Items from a data source

####################

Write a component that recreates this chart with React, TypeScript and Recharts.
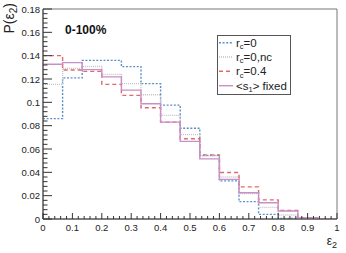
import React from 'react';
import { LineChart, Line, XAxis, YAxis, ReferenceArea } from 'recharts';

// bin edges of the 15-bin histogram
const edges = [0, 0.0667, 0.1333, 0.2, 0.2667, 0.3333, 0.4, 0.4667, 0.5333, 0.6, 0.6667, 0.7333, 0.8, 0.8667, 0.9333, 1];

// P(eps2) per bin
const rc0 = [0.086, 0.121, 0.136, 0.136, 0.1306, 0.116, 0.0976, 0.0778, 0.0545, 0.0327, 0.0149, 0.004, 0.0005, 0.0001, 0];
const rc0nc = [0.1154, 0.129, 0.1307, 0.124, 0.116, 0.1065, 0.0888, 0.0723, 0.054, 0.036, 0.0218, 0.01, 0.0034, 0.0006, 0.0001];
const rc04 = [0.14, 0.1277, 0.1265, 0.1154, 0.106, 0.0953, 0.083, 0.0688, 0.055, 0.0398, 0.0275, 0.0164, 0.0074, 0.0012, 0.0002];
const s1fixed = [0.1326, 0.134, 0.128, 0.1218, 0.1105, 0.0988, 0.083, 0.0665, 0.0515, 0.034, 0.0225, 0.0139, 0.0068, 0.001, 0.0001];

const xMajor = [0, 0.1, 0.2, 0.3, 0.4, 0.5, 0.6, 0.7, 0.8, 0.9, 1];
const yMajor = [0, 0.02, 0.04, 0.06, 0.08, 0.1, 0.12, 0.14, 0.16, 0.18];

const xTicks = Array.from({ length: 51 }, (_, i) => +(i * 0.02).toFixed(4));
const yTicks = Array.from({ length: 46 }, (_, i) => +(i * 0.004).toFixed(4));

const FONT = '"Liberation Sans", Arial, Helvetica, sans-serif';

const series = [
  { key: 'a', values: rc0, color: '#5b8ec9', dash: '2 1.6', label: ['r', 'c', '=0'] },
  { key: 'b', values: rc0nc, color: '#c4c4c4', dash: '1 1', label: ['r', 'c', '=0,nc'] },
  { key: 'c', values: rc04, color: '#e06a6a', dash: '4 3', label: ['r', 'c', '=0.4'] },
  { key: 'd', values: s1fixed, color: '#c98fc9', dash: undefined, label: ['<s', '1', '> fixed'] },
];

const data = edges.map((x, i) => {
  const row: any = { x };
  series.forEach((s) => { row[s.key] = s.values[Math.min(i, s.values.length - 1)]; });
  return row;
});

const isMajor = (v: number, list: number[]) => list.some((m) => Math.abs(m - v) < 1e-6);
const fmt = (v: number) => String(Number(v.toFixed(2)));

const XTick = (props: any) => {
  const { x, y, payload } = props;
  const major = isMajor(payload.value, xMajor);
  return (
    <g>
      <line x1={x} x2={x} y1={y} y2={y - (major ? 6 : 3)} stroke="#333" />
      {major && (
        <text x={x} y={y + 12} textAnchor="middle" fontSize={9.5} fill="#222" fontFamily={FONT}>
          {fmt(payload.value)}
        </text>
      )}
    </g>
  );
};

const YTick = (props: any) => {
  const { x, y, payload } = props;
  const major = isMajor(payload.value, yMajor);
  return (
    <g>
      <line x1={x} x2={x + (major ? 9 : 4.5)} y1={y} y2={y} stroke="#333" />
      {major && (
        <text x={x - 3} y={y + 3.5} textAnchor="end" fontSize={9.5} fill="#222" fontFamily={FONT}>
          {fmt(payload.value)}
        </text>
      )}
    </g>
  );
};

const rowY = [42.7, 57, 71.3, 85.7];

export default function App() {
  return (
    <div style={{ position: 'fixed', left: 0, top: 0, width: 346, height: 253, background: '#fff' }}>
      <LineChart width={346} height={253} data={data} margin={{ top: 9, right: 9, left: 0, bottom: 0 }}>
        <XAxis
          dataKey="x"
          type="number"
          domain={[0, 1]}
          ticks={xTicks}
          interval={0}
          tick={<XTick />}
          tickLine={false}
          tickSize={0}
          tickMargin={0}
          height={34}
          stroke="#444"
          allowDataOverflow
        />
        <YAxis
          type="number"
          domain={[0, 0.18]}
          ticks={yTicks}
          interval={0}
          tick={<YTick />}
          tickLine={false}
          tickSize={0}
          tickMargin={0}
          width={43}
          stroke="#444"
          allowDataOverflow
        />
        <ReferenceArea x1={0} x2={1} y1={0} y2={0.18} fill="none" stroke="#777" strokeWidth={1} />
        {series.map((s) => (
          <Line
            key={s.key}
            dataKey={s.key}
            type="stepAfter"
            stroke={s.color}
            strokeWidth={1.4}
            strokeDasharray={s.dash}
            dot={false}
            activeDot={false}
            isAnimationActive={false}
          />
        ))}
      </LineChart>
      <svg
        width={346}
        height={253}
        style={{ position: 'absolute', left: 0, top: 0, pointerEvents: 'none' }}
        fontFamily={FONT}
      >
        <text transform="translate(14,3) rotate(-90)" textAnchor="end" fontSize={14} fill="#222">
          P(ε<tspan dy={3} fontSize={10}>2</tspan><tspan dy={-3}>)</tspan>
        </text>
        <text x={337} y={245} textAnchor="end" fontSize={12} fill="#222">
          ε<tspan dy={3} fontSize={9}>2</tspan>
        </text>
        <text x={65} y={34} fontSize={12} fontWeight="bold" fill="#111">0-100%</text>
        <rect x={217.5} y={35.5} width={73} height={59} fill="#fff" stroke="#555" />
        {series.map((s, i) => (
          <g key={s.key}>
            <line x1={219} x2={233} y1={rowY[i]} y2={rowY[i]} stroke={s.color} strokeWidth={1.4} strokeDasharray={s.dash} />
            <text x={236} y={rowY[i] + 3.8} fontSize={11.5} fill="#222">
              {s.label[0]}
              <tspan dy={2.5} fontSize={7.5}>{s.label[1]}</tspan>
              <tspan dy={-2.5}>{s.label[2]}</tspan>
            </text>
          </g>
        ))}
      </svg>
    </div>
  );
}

####################

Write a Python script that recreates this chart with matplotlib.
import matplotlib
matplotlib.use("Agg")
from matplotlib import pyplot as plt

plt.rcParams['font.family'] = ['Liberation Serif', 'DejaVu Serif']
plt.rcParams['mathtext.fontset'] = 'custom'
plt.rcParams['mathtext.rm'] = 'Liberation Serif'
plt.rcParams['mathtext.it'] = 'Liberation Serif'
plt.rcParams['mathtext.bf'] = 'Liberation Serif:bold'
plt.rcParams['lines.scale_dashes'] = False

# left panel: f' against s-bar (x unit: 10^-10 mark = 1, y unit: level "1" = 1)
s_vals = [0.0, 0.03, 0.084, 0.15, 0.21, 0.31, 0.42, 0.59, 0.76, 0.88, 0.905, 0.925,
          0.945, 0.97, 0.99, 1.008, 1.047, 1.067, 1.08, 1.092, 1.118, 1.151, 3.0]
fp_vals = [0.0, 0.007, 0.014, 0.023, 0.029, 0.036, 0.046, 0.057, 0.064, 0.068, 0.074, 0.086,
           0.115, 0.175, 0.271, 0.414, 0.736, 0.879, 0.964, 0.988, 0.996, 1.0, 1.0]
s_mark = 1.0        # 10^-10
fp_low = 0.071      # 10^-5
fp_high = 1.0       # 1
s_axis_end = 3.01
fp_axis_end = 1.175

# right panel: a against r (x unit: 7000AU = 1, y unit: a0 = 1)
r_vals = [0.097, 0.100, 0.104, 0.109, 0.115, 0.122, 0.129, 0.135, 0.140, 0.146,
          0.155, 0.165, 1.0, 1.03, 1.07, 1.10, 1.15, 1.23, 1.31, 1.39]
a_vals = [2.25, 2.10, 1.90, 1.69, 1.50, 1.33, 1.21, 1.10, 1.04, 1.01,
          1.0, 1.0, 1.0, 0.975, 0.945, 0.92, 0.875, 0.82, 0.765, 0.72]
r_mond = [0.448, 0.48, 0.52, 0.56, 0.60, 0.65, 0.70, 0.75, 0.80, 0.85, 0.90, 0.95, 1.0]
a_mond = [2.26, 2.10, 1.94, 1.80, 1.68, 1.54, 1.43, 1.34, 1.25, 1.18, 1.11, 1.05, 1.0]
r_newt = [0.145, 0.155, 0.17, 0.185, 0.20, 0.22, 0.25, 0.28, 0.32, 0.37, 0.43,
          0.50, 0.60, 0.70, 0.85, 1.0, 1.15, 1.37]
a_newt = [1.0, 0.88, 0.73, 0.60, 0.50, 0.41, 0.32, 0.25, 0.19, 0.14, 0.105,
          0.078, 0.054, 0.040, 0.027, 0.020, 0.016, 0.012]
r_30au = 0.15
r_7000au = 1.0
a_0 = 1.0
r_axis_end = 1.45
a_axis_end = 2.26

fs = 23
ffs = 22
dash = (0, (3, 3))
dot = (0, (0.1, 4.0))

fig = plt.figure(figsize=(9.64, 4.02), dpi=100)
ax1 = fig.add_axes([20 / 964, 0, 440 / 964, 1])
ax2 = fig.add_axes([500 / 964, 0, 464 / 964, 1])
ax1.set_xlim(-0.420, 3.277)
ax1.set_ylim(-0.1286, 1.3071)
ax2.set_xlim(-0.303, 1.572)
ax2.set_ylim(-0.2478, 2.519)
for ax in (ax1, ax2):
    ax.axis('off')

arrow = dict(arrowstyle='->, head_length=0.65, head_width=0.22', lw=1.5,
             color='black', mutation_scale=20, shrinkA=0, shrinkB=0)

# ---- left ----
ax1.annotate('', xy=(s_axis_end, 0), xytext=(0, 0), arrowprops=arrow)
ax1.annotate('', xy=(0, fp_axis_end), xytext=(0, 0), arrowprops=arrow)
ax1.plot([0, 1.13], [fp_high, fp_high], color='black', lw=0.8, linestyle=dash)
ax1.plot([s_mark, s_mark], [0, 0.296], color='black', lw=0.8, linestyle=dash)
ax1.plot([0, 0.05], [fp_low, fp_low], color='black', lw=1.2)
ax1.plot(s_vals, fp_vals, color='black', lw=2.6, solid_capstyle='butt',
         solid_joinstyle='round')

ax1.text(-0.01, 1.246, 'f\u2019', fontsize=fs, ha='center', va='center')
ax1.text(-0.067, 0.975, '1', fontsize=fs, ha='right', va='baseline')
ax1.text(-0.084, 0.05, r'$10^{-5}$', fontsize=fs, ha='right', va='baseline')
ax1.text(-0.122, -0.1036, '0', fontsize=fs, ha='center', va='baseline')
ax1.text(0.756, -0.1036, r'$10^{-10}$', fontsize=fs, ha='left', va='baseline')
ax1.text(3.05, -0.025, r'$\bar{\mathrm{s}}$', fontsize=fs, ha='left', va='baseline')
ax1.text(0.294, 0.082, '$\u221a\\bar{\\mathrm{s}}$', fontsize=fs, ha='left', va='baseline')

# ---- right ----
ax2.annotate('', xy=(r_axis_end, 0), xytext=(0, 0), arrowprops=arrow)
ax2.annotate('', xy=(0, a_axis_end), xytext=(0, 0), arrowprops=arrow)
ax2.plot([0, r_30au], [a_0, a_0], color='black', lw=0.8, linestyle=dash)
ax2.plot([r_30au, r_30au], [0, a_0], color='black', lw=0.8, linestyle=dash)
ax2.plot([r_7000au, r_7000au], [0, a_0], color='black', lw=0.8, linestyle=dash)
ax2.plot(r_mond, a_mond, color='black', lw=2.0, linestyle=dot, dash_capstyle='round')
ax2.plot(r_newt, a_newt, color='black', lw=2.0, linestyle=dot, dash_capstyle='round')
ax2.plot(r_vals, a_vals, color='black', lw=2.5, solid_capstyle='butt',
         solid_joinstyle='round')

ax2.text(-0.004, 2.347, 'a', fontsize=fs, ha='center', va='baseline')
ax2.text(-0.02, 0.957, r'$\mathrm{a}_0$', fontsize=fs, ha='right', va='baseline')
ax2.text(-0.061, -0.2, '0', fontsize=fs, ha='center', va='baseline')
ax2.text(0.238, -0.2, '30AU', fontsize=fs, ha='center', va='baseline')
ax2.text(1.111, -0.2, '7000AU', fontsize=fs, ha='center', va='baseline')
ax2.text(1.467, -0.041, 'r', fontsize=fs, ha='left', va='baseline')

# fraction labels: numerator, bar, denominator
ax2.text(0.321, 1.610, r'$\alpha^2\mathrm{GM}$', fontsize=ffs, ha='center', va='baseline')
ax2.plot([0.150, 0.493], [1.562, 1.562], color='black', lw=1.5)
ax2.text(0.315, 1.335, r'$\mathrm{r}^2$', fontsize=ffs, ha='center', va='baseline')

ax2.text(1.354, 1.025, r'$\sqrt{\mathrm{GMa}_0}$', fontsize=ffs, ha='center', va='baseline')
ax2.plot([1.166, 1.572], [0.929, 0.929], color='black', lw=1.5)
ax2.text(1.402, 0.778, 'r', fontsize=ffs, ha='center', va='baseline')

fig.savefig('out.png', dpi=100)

####################

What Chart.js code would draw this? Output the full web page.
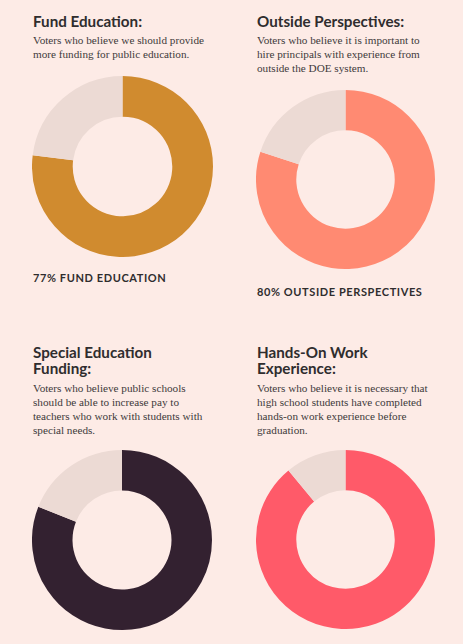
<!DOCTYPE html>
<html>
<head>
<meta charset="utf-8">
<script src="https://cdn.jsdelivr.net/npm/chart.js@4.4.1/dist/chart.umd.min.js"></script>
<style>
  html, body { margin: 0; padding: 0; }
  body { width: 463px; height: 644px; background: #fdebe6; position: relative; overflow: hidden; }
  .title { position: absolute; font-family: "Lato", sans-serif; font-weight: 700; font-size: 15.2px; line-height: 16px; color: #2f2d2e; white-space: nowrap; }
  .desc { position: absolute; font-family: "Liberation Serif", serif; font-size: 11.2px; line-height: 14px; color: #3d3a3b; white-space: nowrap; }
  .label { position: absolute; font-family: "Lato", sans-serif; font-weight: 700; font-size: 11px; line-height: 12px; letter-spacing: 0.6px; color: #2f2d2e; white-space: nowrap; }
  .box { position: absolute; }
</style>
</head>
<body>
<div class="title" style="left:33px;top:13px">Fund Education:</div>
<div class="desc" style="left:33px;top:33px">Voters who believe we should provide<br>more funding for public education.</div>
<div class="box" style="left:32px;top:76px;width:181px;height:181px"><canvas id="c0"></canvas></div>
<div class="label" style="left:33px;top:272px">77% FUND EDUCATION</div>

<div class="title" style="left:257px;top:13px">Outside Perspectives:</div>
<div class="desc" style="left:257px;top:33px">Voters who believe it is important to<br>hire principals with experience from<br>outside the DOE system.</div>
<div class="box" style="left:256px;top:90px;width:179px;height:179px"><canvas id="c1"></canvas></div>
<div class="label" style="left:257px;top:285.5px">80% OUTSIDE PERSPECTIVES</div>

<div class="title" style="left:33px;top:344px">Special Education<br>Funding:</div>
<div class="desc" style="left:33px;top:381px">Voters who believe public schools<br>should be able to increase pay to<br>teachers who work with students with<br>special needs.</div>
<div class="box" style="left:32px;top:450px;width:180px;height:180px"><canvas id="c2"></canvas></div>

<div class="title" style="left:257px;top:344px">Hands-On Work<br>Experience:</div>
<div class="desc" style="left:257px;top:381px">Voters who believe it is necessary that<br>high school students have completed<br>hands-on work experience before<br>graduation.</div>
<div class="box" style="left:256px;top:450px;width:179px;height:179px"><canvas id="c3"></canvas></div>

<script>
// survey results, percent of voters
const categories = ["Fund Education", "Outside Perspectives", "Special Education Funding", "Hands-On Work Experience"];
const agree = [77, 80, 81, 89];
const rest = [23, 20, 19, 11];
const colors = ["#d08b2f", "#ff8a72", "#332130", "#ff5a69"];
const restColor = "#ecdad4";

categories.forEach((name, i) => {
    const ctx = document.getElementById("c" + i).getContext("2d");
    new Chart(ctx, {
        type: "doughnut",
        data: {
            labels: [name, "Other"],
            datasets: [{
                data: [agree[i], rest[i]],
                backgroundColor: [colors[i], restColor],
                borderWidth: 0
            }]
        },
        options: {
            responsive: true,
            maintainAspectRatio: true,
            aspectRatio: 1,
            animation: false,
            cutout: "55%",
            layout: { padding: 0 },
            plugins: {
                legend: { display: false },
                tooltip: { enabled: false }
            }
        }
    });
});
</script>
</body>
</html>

####################

## GIVEN INSTRUCTION
Using the entries above, transcribe every line from the line containing "Write a component" through the line containing "0.14, 0.16, 0.18];". Do not copy pictures.

## THE ANSWER
Write a component that recreates this chart with React, TypeScript and Recharts.
import React from 'react';
import { LineChart, Line, XAxis, YAxis, ReferenceArea } from 'recharts';

// bin edges of the 15-bin histogram
const edges = [0, 0.0667, 0.1333, 0.2, 0.2667, 0.3333, 0.4, 0.4667, 0.5333, 0.6, 0.6667, 0.7333, 0.8, 0.8667, 0.9333, 1];

// P(eps2) per bin
const rc0 = [0.086, 0.121, 0.136, 0.136, 0.1306, 0.116, 0.0976, 0.0778, 0.0545, 0.0327, 0.0149, 0.004, 0.0005, 0.0001, 0];
const rc0nc = [0.1154, 0.129, 0.1307, 0.124, 0.116, 0.1065, 0.0888, 0.0723, 0.054, 0.036, 0.0218, 0.01, 0.0034, 0.0006, 0.0001];
const rc04 = [0.14, 0.1277, 0.1265, 0.1154, 0.106, 0.0953, 0.083, 0.0688, 0.055, 0.0398, 0.0275, 0.0164, 0.0074, 0.0012, 0.0002];
const s1fixed = [0.1326, 0.134, 0.128, 0.1218, 0.1105, 0.0988, 0.083, 0.0665, 0.0515, 0.034, 0.0225, 0.0139, 0.0068, 0.001, 0.0001];

const xMajor = [0, 0.1, 0.2, 0.3, 0.4, 0.5, 0.6, 0.7, 0.8, 0.9, 1];
const yMajor = [0, 0.02, 0.04, 0.06, 0.08, 0.1, 0.12, 0.14, 0.16, 0.18];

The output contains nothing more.